Больше всего он писал мне о своей научной работе. Его всегда неудержимо тянуло к астрономии, и в бытность нашу в Петербурге он опубликовал в России превосходный обзор всех наших знаний о падающих звездах. Обладая тонким критическим умом, он быстро видел сильные и слабые стороны различных гипотез; и, не имея достаточных познаний в математике, но будучи одарен мощным воображением, он преуспел в понимании результатов сложнейших математических исследований. Мысленно обитая среди движущихся небесных тел, он осознавал их сложное движение зачастую лучше, чем некоторые математики, особенно чистые алгебраисты, поскольку те часто упускают из виду реалии физического мира, видя лишь формулы и их логические связи. Наши петербургские астрономы отзывались о той работе моего брата с величайшим признанием. Теперь же он взялся за изучение структуры вселенной: за анализ данных и гипотез о мирах солнца, звездных скоплениях и туманностях в бесконечном пространстве, чтобы распутать их вероятную группировку, их жизнь и законы их эволюции и увядания. Пулковский астроном Гюльден высоко отзывался об этой новой работе Александра и заочно познакомил его с г-ном Холденом в Соединенных Штатах, от которого я недавно имел удовольствие услышать в Вашингтоне высокую оценку исследований моего брата. Наука временами остро нуждается в подобных научных спекуляциях высокого уровня, создаваемых скрупулезно кропотливым, критическим и в то же время творческим умом.

Но в маленьком сибирском городке, вдали от всех библиотек, не имея возможности следить за успехами науки, он сумел воплотить в своей работе лишь те исследования, которые были проделаны ко времени его ссылки. С тех пор была проделана некоторая капитальная работа — он знал об этом, — но как он мог получить доступ к необходимым книгам, пока оставался в Сибири? Приближение срока освобождения тоже не внушало ему надежд. Он знал, что ему не позволят остаться ни в одном из университетских городов России или Западной Европы, а за ссылкой в Сибирь последует вторая ссылка — пожалуй, еще худшая, чем первая, — в какую-нибудь глухую деревушку Восточной России.

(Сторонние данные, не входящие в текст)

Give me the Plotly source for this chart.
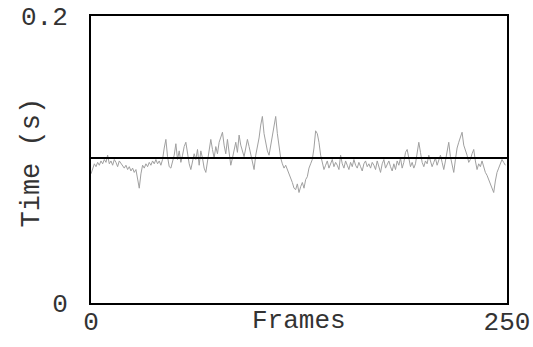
import plotly.graph_objects as go

frames = list(range(250))
times = [
    0.090, 0.094, 0.097, 0.095, 0.098, 0.096, 0.099, 0.097, 0.100, 0.098,
    0.103, 0.097, 0.099, 0.096, 0.100, 0.098, 0.095, 0.099, 0.097, 0.096,
    0.094, 0.096, 0.093, 0.095, 0.092, 0.094, 0.091, 0.093, 0.086, 0.080,
    0.090, 0.096, 0.094, 0.097, 0.095, 0.098, 0.096, 0.099, 0.097, 0.100,
    0.097, 0.099, 0.096, 0.100, 0.108, 0.114, 0.102, 0.095, 0.094, 0.098,
    0.103, 0.111, 0.100, 0.106, 0.098, 0.103, 0.109, 0.112, 0.104, 0.097,
    0.093, 0.099, 0.104, 0.100, 0.107, 0.096, 0.106, 0.101, 0.094, 0.091,
    0.098, 0.105, 0.114, 0.107, 0.101, 0.109, 0.104, 0.112, 0.115, 0.119,
    0.110, 0.104, 0.114, 0.106, 0.096, 0.101, 0.108, 0.112, 0.105, 0.117,
    0.110, 0.106, 0.102, 0.108, 0.114, 0.109, 0.104, 0.098, 0.093, 0.103,
    0.108, 0.115, 0.124, 0.130, 0.118, 0.111, 0.106, 0.103, 0.110, 0.116,
    0.124, 0.130, 0.118, 0.108, 0.101, 0.097, 0.094, 0.096, 0.093, 0.090,
    0.088, 0.084, 0.080, 0.079, 0.083, 0.077, 0.081, 0.084, 0.080, 0.086,
    0.088, 0.094, 0.097, 0.100, 0.108, 0.120, 0.118, 0.112, 0.103, 0.097,
    0.093, 0.096, 0.099, 0.094, 0.097, 0.100, 0.095, 0.098, 0.096, 0.093,
    0.103, 0.097, 0.094, 0.099, 0.096, 0.093, 0.098, 0.095, 0.100, 0.096,
    0.094, 0.098, 0.095, 0.092, 0.097, 0.099, 0.095, 0.097, 0.094, 0.098,
    0.096, 0.093, 0.099, 0.095, 0.091, 0.097, 0.100, 0.094, 0.096, 0.099,
    0.095, 0.092, 0.097, 0.093, 0.099, 0.096, 0.101, 0.094, 0.098, 0.105,
    0.107, 0.100, 0.095, 0.098, 0.094, 0.097, 0.104, 0.112, 0.105, 0.098,
    0.095, 0.099, 0.097, 0.103, 0.099, 0.095, 0.098, 0.101, 0.096, 0.099,
    0.103, 0.098, 0.093, 0.099, 0.107, 0.112, 0.102, 0.095, 0.091, 0.100,
    0.108, 0.112, 0.116, 0.119, 0.110, 0.107, 0.103, 0.098, 0.100, 0.104,
    0.107, 0.099, 0.093, 0.097, 0.095, 0.099, 0.094, 0.091, 0.089, 0.086,
    0.083, 0.079, 0.077, 0.085, 0.091, 0.094, 0.097, 0.100, 0.098, 0.096,
]
mean_time = 0.101
mean_x = [0, 250]

x_tickvals = [0, 250]
x_ticktext = ["0", "250"]
y_tickvals = [0, 0.2]
y_ticktext = ["0", "0.2"]
x_title = "Frames"
y_title = "Time (s)"

FONT = "Liberation Mono"
TXT = "#333333"
FS = 26

fig = go.Figure()
fig.add_trace(go.Scatter(x=frames, y=times, mode="lines",
                         line=dict(color="#a0a0a0", width=1), hoverinfo="skip"))
fig.add_trace(go.Scatter(x=mean_x, y=[mean_time, mean_time], mode="lines",
                         line=dict(color="black", width=2), hoverinfo="skip"))

fig.update_layout(
    width=533, height=347,
    margin=dict(l=91, r=26, t=16, b=44),
    paper_bgcolor="white", plot_bgcolor="white",
    showlegend=False,
    font=dict(family=FONT, size=FS, color=TXT),
    xaxis=dict(range=[0, 250], tickvals=x_tickvals, ticktext=x_ticktext,
               showgrid=False, zeroline=False, showline=True, mirror=True,
               linecolor="black", linewidth=2, ticks="", automargin=False,
               ticklabelstandoff=-6,
               tickfont=dict(family=FONT, size=FS, color=TXT)),
    yaxis=dict(range=[0, 0.2], tickvals=y_tickvals, ticktext=y_ticktext,
               showgrid=False, zeroline=False, showline=True, mirror=True,
               linecolor="black", linewidth=2, ticks="", ticklabelstandoff=16,
               automargin=False,
               tickfont=dict(family=FONT, size=FS, color=TXT)),
    annotations=[
        dict(text=x_title, xref="paper", yref="paper", x=0.5, y=0,
             yshift=-18, xanchor="center", yanchor="middle", showarrow=False,
             font=dict(family=FONT, size=FS, color=TXT)),
        dict(text=y_title, xref="paper", yref="paper", x=0, y=0.5,
             xshift=-60, yshift=-3, xanchor="center", yanchor="middle",
             textangle=-90, showarrow=False,
             font=dict(family=FONT, size=27, color=TXT)),
    ],
)

fig.write_html("out.html", config={"displayModeBar": False},
               post_script="document.body.style.margin='0';")
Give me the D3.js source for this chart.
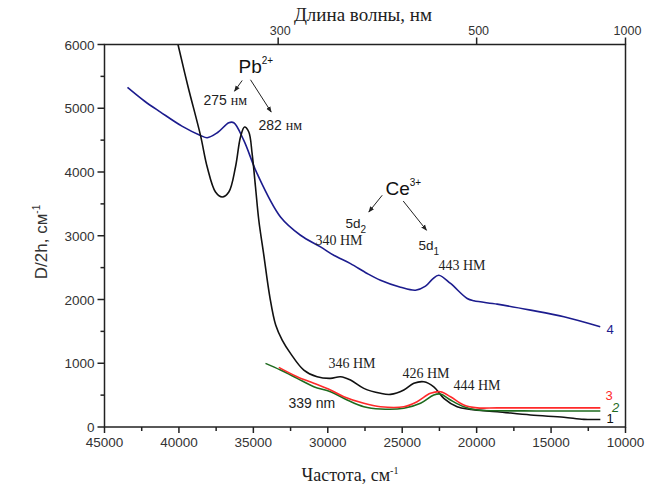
<!DOCTYPE html>
<html><head><meta charset="utf-8">
<script src="https://cdn.jsdelivr.net/npm/d3@7"></script>
<style>body{margin:0;background:#fff}svg{display:block}</style>
</head><body>
<svg id="c" width="647" height="488"></svg>
<script>
// ---- data (wavenumber cm^-1, D/2h cm^-1) ----
const curve1 = [[40265,6204],[40063,6000],[39391,5342],[38551,4574],[38100,4078],[37543,3686],[37093,3608],[36649,3686],[36200,4078],[35864,4548],[35595,4705],[35306,4627],[35083,4288],[34856,3765],[34634,3243],[34300,2700],[33900,2050],[33500,1600],[33063,1363],[32505,1155],[31610,893],[30716,788],[29817,763],[29146,788],[28474,736],[27580,606],[26458,528],[25787,512],[24891,580],[24220,685],[23548,710],[22878,631],[22206,450],[21310,318],[20410,277],[18618,240],[16380,188],[14145,152],[12800,120],[11690,118]];
const curve2 = [[34184,998],[33176,893],[32058,763],[30940,632],[29818,553],[28697,423],[27580,318],[26458,282],[24891,293],[23772,371],[22878,501],[22430,517],[21756,423],[20862,318],[19967,266],[18618,255],[16000,252],[13010,250],[11690,250]];
const curve3 = [[33291,935],[32058,788],[30940,685],[29818,580],[28920,475],[27580,371],[26458,318],[24891,318],[24000,397],[23100,528],[22430,553],[21756,475],[20862,345],[19967,300],[18618,300],[15000,300],[11690,300]];
const curve4 = [[43455,5327],[42300,5110],[41238,4940],[39800,4720],[38551,4574],[38100,4538],[37400,4620],[36649,4773],[36313,4773],[35642,4496],[34746,3974],[33176,3294],[31833,3008],[30489,2825],[29600,2694],[28474,2563],[27352,2408],[26460,2303],[25115,2193],[24107,2146],[23435,2209],[22966,2319],[22543,2381],[21756,2251],[20634,2016],[20190,1979],[18618,1927],[16375,1833],[14138,1728],[11697,1571]];
const seriesNames = ["1","2","3","4"];
const seriesColors = ["#111111","#1e6b1e","#ff2a2a","#1c1c8e"];
const seriesData = [curve1, curve2, curve3, curve4];
// series label anchors (nu, value)
const labelPos = [[11276,60],[10900,238],[11343,430],[11276,1457]];

const xTicks = [45000,40000,35000,30000,25000,20000,15000,10000];
const xMinor = [42500,37500,32500,27500,22500,17500,12500];
const yTicks = [0,1000,2000,3000,4000,5000,6000];
const yMinor = [500,1500,2500,3500,4500,5500];
const topTicks = [300,500,1000];

// annotations
const annotations = [
  {nu:29952, v:924, parts:[["346 НМ","serif"]]},
  {nu:24980, v:768, parts:[["426 НМ","serif"]]},
  {nu:21554, v:580, parts:[["444 НМ","serif"]]},
  {nu:32639, v:298, parts:[["339 nm","sans"]]},
  {nu:30825, v:2851, parts:[["340 НМ","serif"]]},
  {nu:22562, v:2460, parts:[["443 НМ","serif"]]},
  {nu:38349, v:5044, parts:[["275 ","sans"],["нм","serif"]]},
  {nu:34654, v:4653, parts:[["282 ","sans"],["нм","serif"]]}
];
const arrows = [
  [35750,5436,36267,5268],
  [35192,5447,33801,4940],
  [26344,3635,27245,3373],
  [24933,3545,23368,3086]
];

// ---- layout ----
const L=104.5, R=625.5, T=44.5, B=427;
const svg = d3.select("#c");
const x = d3.scaleLinear().domain([45000,10000]).range([L,R]);
const y = d3.scaleLinear().domain([0,6000]).range([B,T]);
const SANS = "Arial, 'Liberation Sans', sans-serif";
const SERIF = "'Times New Roman', 'Liberation Serif', serif";

svg.append("defs").append("marker").attr("id","ah").attr("viewBox","0 0 10 10")
  .attr("refX",9).attr("refY",5).attr("markerWidth",6).attr("markerHeight",6).attr("orient","auto")
  .append("path").attr("d","M0,1 L10,5 L0,9 z").attr("fill","#222");
svg.append("clipPath").attr("id","clip").append("rect").attr("x",L).attr("y",T).attr("width",R-L).attr("height",B-T);

// curves
const line = d3.line().x(d=>x(d[0])).y(d=>y(d[1])).curve(d3.curveCatmullRom.alpha(0.5));
const g = svg.append("g").attr("clip-path","url(#clip)");
[3,0,1,2].forEach(i=>{
  g.append("path").attr("d",line(seriesData[i])).attr("fill","none")
   .attr("stroke",seriesColors[i]).attr("stroke-width",1.6);
});

// axes
const ax = svg.append("g").attr("stroke","#222").attr("stroke-width",1.5);
ax.append("rect").attr("x",L).attr("y",T).attr("width",R-L).attr("height",B-T).attr("fill","none");
xTicks.forEach(t=>ax.append("line").attr("x1",x(t)).attr("x2",x(t)).attr("y1",B).attr("y2",B+6));
xMinor.forEach(t=>ax.append("line").attr("x1",x(t)).attr("x2",x(t)).attr("y1",B).attr("y2",B+4));
yTicks.forEach(t=>ax.append("line").attr("x1",L-7).attr("x2",L).attr("y1",y(t)).attr("y2",y(t)));
yMinor.forEach(t=>ax.append("line").attr("x1",L-4).attr("x2",L).attr("y1",y(t)).attr("y2",y(t)));
topTicks.forEach(t=>ax.append("line").attr("x1",x(1e7/t)).attr("x2",x(1e7/t)).attr("y1",T).attr("y2",T-7));

const lab = svg.append("g").attr("font-family",SANS).attr("font-size",13.5).attr("fill","#333");
xTicks.forEach(t=>lab.append("text").attr("x",x(t)).attr("y",B+20).attr("text-anchor","middle").text(t));
yTicks.forEach(t=>lab.append("text").attr("x",L-10).attr("y",y(t)+5).attr("text-anchor","end").text(t));
topTicks.forEach(t=>lab.append("text").attr("x",x(1e7/t)+2).attr("y",T-10).attr("text-anchor","middle").attr("font-size",12.5).text(t));

// axis titles
const xt = svg.append("text").attr("x",350).attr("y",481).attr("text-anchor","middle")
  .attr("font-family",SERIF).attr("font-size",18).attr("fill","#222");
xt.append("tspan").text("Частота, см");
xt.append("tspan").attr("dy",-7).attr("font-size",10).text("-1");
svg.append("text").attr("x",363).attr("y",21).attr("text-anchor","middle")
  .attr("font-family",SERIF).attr("font-size",19).attr("fill","#222").text("Длина волны, нм");
const yl = svg.append("text").attr("transform","translate(47,242) rotate(-90)").attr("text-anchor","middle")
  .attr("font-family",SANS).attr("font-size",17).attr("fill","#333");
yl.append("tspan").text("D/2h, см");
yl.append("tspan").attr("dy",-7).attr("font-size",10).text("-1");

// series labels
seriesNames.forEach((n,i)=>{
  svg.append("text").attr("x",x(labelPos[i][0])).attr("y",y(labelPos[i][1])).attr("font-family",SANS)
    .attr("font-size",13).attr("font-style", i===1?"italic":"normal").attr("fill",seriesColors[i]).text(n);
});

// ion labels
function ion(nu,v,base,sup){
  const t = svg.append("text").attr("x",x(nu)).attr("y",y(v)).attr("font-family",SANS).attr("font-size",19).attr("fill","#111");
  t.append("tspan").text(base);
  t.append("tspan").attr("dy",-9).attr("font-size",10).text(sup);
}
ion(35998,5546,"Pb","2+");
ion(26122,3635,"Ce","3+");
function sub(nu,v,d){
  const t = svg.append("text").attr("x",x(nu)).attr("y",y(v)).attr("font-family",SANS).attr("font-size",13.5).attr("fill","#222");
  t.append("tspan").text("5d");
  t.append("tspan").attr("dy",5).attr("font-size",10).text(d);
}
sub(28810,3118,"2");
sub(23906,2773,"1");

annotations.forEach(a=>{
  const t = svg.append("text").attr("x",x(a.nu)).attr("y",y(a.v)).attr("font-size",14).attr("fill","#222");
  a.parts.forEach(p=>t.append("tspan").attr("font-family",p[1]==="serif"?SERIF:SANS).text(p[0]));
});
arrows.forEach(a=>{
  svg.append("line").attr("x1",x(a[0])).attr("y1",y(a[1])).attr("x2",x(a[2])).attr("y2",y(a[3]))
    .attr("stroke","#222").attr("stroke-width",1).attr("marker-end","url(#ah)");
});
</script>
</body></html>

Его охватило отчаяние. «Тоска, подобная фаустовской, овладевает мной порой», — писал он мне. Когда приближалось время его освобождения, он отправил жену и детей в Россию, воспользовавшись одним из последних пароходов перед закрытием навигации, и в мрачную ночь фаустовское отчаяние покончило с его жизнью...

Темная туча повисла над нашим коттеджем на многие месяцы — до тех пор, пока ее не прорезал луч света. Он появился следующей весной, когда на свет появилось крошечное существо, девочка, носящая имя моего брата, от беспомощного крика которой во мне, как я услышал, зазвучали совершенно новые струны.

XVI

В 1886 году социалистическое движение в Англии было в полном разгаре. К нему открыто присоединились крупные массы рабочих во всех главных городах, а также множество представителей средних классов, в основном молодежь, оказывавшая ему разнообразную помощь. В том году в большинстве отраслей промышленности свирепствовал острый экономический кризис, и каждое утро, а часто и целыми днями я слышал, как группы рабочих бродили по улицам, распевая «У нас нет работы» или какие-то гимны, и просили хлеба. По вечерам люди стекались на Трафальгарскую площадь, чтобы ночевать там под открытым небом, под ветром и дождем, между газетными листами; и однажды в феврале толпа, послушав речи Бернса, Хайндмена и Чемпиона, хлынула на Пикадилли и перебила несколько витрин в крупных магазинах. Однако куда более важным, чем этот всплеск недовольства, было настроение, царившее среди беднейшей части рабочего населения на окраинах Лондона. Оно было таково, что если бы лидеры движения, привлеченные к суду за беспорядки, получили суровые приговоры, то развилось бы чувство ненависти и мести, дотоле невиданное в новейшей истории рабочего движения в Англии, но симптомы которого в 1886 году были весьма отчетливы, и оно наложило бы свой отпечаток на последующее движение на долгое время вперед. Впрочем, средние классы, казалось, осознали опасность. На Западе Лондона были немедленно подписаны значительные суммы денег на облегчение участи бедняков на Востоке — средств, безусловно, совершенно недостаточных для искоренения повсеместной нищеты, но достаточных по крайней мере для того, чтобы продемонстрировать благие намерения. Что же касается приговоров, вынесенных привлеченным к суду лидерам, то они ограничились двумя-тремя месяцами тюремного заключения.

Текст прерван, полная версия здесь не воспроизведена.